Some records →
════════════════════
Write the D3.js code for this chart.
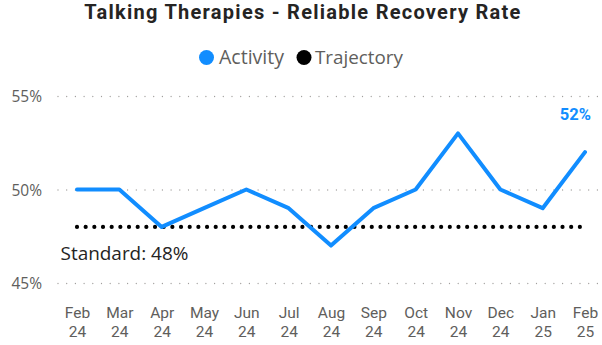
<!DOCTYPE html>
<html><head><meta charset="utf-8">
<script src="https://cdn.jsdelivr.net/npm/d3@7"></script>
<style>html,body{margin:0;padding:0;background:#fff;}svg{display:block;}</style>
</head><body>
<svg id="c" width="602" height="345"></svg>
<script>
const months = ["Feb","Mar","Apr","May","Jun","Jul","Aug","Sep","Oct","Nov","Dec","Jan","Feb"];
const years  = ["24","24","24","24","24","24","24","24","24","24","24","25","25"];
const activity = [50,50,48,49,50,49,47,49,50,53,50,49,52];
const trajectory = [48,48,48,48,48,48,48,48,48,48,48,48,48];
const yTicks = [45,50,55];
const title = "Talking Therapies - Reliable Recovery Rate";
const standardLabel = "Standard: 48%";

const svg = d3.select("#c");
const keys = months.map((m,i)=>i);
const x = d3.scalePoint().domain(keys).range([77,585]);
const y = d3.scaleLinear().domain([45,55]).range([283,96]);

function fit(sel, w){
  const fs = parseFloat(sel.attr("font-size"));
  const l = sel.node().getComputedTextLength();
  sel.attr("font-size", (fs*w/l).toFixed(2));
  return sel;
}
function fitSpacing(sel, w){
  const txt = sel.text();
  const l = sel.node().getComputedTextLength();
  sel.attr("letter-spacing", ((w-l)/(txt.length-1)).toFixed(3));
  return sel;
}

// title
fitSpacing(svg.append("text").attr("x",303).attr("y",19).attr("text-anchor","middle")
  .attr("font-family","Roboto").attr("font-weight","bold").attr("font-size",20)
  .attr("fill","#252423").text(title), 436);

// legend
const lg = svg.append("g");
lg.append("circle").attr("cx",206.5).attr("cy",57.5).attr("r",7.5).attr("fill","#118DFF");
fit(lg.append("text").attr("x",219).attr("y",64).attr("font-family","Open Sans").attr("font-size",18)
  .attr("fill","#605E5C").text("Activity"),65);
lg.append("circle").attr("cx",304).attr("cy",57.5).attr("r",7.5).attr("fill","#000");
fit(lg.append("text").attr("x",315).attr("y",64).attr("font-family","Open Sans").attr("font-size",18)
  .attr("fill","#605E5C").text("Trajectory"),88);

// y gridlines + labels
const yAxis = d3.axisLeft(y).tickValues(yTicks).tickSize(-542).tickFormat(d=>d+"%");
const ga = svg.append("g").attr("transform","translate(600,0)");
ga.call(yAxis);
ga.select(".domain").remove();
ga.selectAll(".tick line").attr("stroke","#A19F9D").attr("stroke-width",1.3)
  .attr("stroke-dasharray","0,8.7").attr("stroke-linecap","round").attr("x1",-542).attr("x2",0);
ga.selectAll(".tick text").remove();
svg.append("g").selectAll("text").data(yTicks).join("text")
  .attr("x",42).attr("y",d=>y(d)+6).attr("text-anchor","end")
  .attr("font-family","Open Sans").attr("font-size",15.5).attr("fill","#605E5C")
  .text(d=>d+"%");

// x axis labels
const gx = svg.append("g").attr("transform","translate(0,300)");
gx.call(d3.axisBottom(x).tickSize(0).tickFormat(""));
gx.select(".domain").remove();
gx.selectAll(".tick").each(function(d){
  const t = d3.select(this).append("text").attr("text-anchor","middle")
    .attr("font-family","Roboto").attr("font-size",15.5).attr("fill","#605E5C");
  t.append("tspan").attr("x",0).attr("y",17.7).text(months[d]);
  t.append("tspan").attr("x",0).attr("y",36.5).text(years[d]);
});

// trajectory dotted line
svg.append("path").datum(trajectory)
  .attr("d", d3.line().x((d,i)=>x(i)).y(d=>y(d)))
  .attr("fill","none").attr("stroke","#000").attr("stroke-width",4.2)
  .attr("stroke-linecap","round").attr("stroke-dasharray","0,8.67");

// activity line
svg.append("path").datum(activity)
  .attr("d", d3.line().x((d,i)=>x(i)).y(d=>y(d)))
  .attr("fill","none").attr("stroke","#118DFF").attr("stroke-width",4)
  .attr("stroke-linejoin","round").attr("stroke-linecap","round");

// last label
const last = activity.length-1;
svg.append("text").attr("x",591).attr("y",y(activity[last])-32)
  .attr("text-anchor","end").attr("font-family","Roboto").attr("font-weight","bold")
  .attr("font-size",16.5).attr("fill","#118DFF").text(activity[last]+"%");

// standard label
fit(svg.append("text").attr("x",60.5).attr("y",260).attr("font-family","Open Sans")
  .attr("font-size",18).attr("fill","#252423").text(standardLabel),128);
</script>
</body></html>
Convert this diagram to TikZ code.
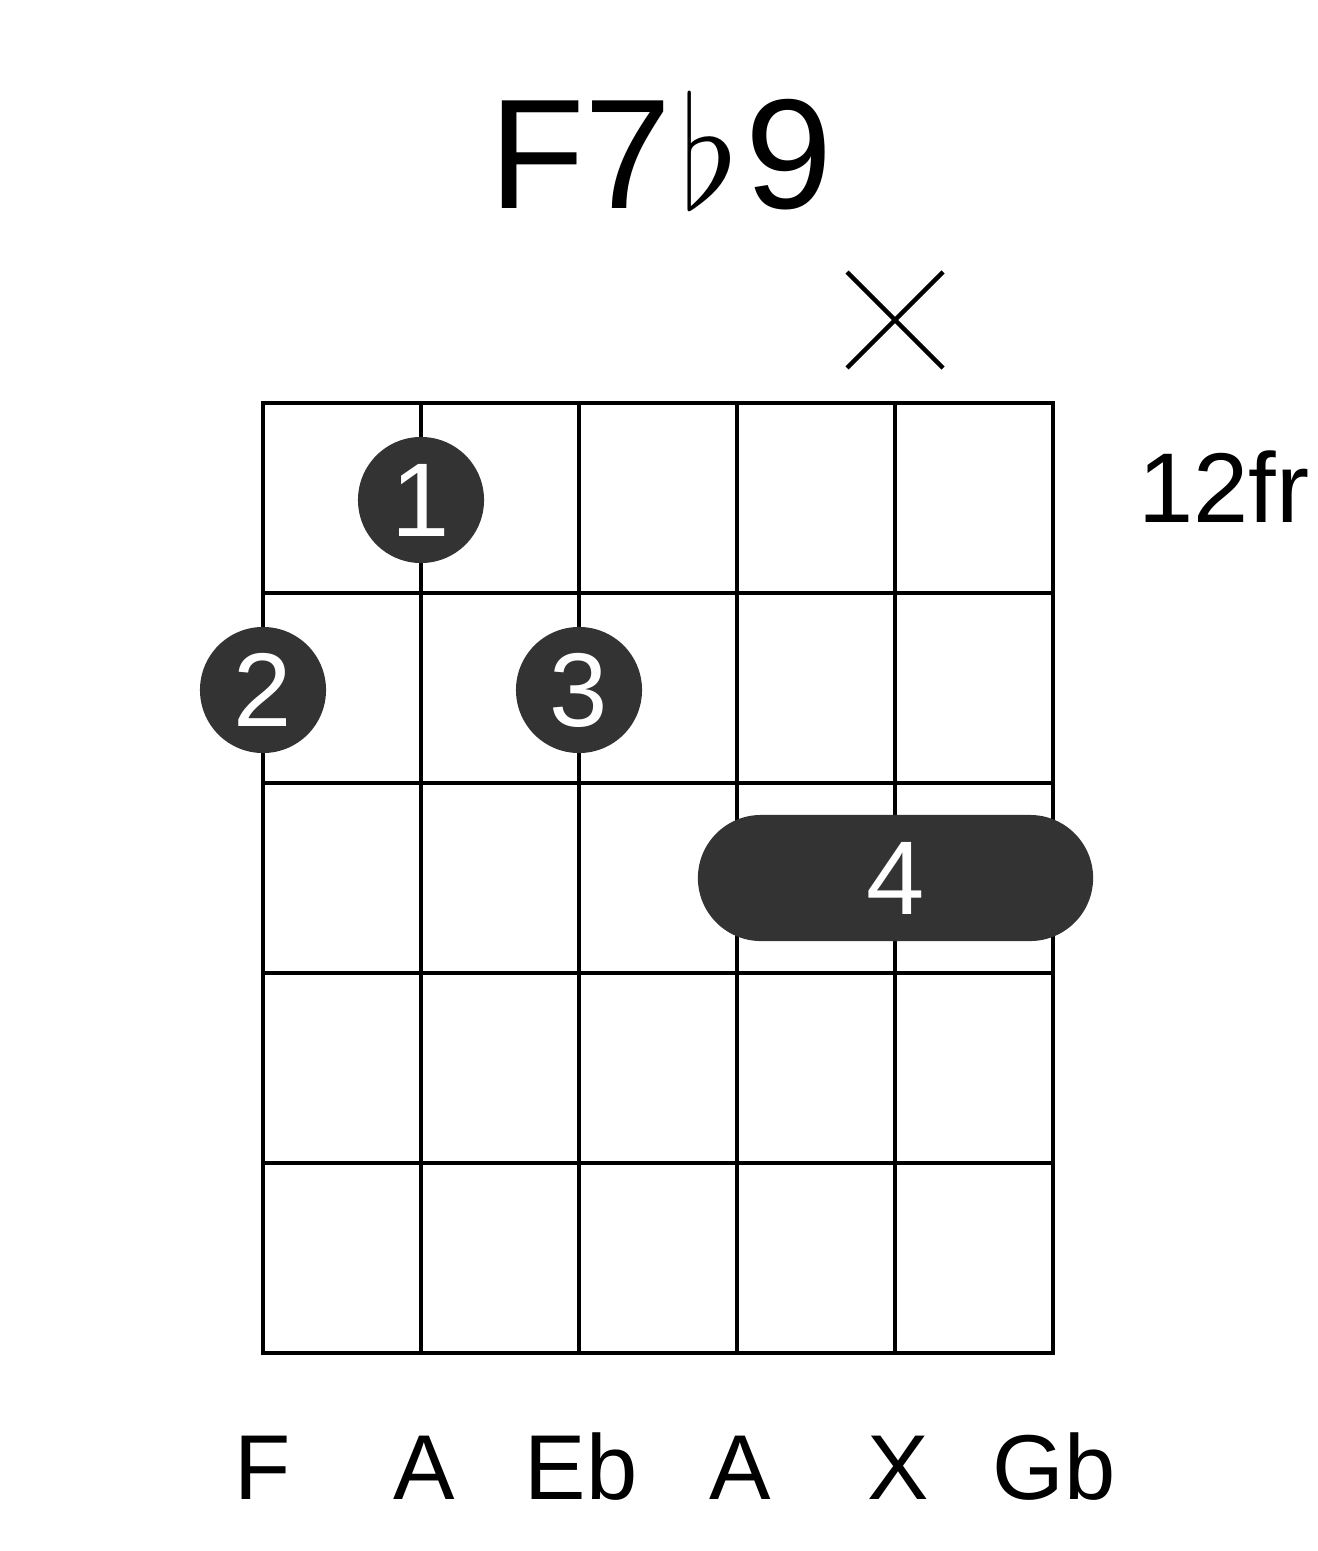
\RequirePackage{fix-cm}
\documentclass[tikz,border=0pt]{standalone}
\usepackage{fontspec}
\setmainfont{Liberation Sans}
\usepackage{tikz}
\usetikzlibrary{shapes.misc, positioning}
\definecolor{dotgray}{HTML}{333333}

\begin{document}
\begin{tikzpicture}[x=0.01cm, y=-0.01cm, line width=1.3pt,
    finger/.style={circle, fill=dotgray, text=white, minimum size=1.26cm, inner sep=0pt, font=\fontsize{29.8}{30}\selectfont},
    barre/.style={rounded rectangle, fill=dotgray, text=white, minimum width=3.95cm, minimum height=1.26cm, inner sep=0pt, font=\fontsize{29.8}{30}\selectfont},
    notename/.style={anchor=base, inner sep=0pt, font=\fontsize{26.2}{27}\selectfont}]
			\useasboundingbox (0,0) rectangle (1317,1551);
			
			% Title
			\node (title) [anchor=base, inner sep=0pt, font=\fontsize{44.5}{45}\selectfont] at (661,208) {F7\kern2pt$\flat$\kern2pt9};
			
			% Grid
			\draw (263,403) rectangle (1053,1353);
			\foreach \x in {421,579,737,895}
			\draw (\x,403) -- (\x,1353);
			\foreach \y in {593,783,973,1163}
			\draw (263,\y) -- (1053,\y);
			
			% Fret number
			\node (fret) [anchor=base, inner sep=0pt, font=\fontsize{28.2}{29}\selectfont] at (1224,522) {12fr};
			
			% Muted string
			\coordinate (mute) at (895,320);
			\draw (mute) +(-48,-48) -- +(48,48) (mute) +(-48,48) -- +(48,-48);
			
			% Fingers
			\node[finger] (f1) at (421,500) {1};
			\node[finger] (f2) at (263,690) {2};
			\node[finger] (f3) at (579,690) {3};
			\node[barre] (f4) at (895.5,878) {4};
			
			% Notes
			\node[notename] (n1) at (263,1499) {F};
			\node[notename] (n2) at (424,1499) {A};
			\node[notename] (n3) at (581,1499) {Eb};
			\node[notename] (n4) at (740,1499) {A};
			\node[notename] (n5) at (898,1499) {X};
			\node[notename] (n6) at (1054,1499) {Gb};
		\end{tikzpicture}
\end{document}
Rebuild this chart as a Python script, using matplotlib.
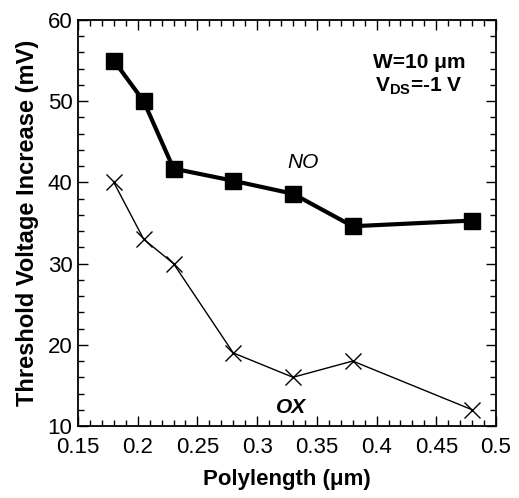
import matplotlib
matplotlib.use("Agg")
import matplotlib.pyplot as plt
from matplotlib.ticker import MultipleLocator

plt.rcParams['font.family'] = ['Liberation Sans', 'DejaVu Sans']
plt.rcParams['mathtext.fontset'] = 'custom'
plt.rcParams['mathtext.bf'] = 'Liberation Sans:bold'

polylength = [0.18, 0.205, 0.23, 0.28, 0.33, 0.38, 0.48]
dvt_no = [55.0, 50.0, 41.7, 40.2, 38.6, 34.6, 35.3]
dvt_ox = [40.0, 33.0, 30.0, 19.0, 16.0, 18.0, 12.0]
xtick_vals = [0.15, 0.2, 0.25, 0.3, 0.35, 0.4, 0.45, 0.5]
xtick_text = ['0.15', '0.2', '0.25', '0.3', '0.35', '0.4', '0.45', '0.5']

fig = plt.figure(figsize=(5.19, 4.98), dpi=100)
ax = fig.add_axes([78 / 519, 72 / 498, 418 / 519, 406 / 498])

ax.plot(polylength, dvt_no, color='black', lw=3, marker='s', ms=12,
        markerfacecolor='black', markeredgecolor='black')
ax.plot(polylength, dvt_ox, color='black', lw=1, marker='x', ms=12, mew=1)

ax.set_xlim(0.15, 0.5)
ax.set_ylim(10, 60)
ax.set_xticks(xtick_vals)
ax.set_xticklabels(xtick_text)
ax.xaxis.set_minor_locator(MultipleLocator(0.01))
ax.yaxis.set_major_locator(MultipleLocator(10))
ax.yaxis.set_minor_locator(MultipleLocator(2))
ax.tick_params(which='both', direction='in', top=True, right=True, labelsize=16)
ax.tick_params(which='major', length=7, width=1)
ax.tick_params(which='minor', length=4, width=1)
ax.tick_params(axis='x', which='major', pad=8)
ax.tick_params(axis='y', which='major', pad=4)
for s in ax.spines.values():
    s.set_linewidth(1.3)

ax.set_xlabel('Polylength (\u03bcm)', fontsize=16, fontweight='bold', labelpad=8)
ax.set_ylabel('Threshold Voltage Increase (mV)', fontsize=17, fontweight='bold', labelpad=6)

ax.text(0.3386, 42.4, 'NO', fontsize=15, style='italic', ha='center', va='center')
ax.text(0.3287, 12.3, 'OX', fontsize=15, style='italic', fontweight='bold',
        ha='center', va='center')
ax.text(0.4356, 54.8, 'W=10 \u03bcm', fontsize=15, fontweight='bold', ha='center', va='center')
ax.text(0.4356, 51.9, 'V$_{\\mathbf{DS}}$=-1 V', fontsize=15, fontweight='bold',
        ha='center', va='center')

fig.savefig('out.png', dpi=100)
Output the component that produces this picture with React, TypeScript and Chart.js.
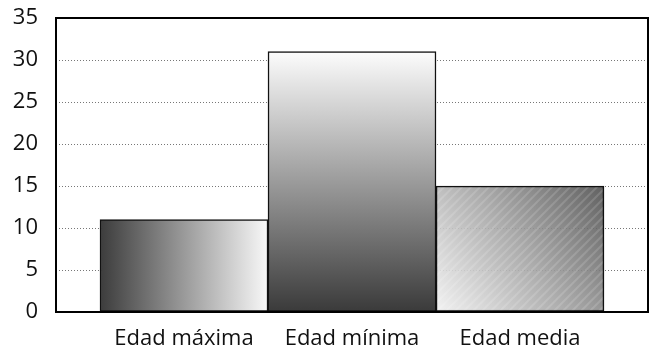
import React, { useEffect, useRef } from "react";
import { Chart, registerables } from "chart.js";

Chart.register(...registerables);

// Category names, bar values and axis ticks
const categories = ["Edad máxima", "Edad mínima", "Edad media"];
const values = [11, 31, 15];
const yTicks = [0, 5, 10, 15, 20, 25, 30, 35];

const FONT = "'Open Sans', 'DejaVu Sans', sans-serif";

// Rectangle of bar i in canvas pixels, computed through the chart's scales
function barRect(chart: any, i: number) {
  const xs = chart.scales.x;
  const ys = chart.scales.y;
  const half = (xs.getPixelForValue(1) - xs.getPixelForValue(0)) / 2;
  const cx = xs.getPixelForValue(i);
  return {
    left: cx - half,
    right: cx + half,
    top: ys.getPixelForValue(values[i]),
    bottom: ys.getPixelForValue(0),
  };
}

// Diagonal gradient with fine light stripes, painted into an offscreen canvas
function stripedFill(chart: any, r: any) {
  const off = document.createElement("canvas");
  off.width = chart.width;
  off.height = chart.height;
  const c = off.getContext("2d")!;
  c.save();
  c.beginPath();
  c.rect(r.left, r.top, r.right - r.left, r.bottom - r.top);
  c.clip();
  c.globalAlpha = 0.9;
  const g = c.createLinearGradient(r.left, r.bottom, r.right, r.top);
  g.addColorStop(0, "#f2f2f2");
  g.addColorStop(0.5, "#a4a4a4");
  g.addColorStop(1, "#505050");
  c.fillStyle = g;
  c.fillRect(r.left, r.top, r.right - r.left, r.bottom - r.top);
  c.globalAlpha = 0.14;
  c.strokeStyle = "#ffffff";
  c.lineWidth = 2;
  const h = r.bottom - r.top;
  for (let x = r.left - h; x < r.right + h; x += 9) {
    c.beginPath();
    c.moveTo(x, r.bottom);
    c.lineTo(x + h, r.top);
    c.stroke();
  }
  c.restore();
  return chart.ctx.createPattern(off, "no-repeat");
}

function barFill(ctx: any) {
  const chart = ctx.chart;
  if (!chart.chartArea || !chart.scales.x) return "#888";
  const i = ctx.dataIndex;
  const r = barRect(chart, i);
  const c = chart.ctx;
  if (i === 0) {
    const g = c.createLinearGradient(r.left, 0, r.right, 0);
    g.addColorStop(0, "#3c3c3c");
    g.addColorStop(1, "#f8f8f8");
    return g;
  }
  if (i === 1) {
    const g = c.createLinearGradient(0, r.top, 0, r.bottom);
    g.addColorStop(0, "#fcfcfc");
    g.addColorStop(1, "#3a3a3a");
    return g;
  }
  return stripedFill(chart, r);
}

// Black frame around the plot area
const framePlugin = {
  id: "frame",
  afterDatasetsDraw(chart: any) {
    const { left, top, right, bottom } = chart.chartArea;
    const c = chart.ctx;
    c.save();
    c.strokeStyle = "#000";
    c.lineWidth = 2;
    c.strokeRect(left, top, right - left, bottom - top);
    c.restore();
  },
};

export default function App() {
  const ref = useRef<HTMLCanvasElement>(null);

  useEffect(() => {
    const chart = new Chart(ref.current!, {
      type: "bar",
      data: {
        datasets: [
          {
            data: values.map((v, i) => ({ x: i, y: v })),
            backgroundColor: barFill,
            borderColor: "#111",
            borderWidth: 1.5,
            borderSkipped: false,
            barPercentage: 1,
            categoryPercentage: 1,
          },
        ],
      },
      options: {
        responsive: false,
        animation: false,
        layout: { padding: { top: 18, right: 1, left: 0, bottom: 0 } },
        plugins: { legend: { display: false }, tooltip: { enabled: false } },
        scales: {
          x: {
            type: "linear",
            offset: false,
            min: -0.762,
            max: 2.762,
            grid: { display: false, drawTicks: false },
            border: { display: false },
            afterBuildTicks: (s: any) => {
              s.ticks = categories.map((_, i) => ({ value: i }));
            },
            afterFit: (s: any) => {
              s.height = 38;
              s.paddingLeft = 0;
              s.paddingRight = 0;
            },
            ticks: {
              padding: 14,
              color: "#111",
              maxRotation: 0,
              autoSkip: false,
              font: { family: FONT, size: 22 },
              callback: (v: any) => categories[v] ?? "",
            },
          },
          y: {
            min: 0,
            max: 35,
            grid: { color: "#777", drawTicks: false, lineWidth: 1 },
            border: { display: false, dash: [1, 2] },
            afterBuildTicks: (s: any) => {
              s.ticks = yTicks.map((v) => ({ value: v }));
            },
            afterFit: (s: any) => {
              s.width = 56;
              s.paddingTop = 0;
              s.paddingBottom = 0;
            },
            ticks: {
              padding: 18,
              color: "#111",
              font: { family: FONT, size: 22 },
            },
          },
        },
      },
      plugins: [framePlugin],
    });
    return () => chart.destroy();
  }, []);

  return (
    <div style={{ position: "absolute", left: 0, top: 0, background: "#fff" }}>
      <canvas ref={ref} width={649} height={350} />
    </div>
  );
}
════════════════════
To do →
Begin at the line that has "Rebuild this chart", stop after the line that has "plt.rcParams['mathtext.bf'] = 'Liberation", and reproduce every line between them exactly and nothing else. Pictures stay out of the copy.

Response below →
Rebuild this chart as a Python script, using matplotlib.
import matplotlib
matplotlib.use("Agg")
import matplotlib.pyplot as plt
from matplotlib.ticker import MultipleLocator

plt.rcParams['font.family'] = ['Liberation Sans', 'DejaVu Sans']
plt.rcParams['mathtext.fontset'] = 'custom'
plt.rcParams['mathtext.bf'] = 'Liberation Sans:bold'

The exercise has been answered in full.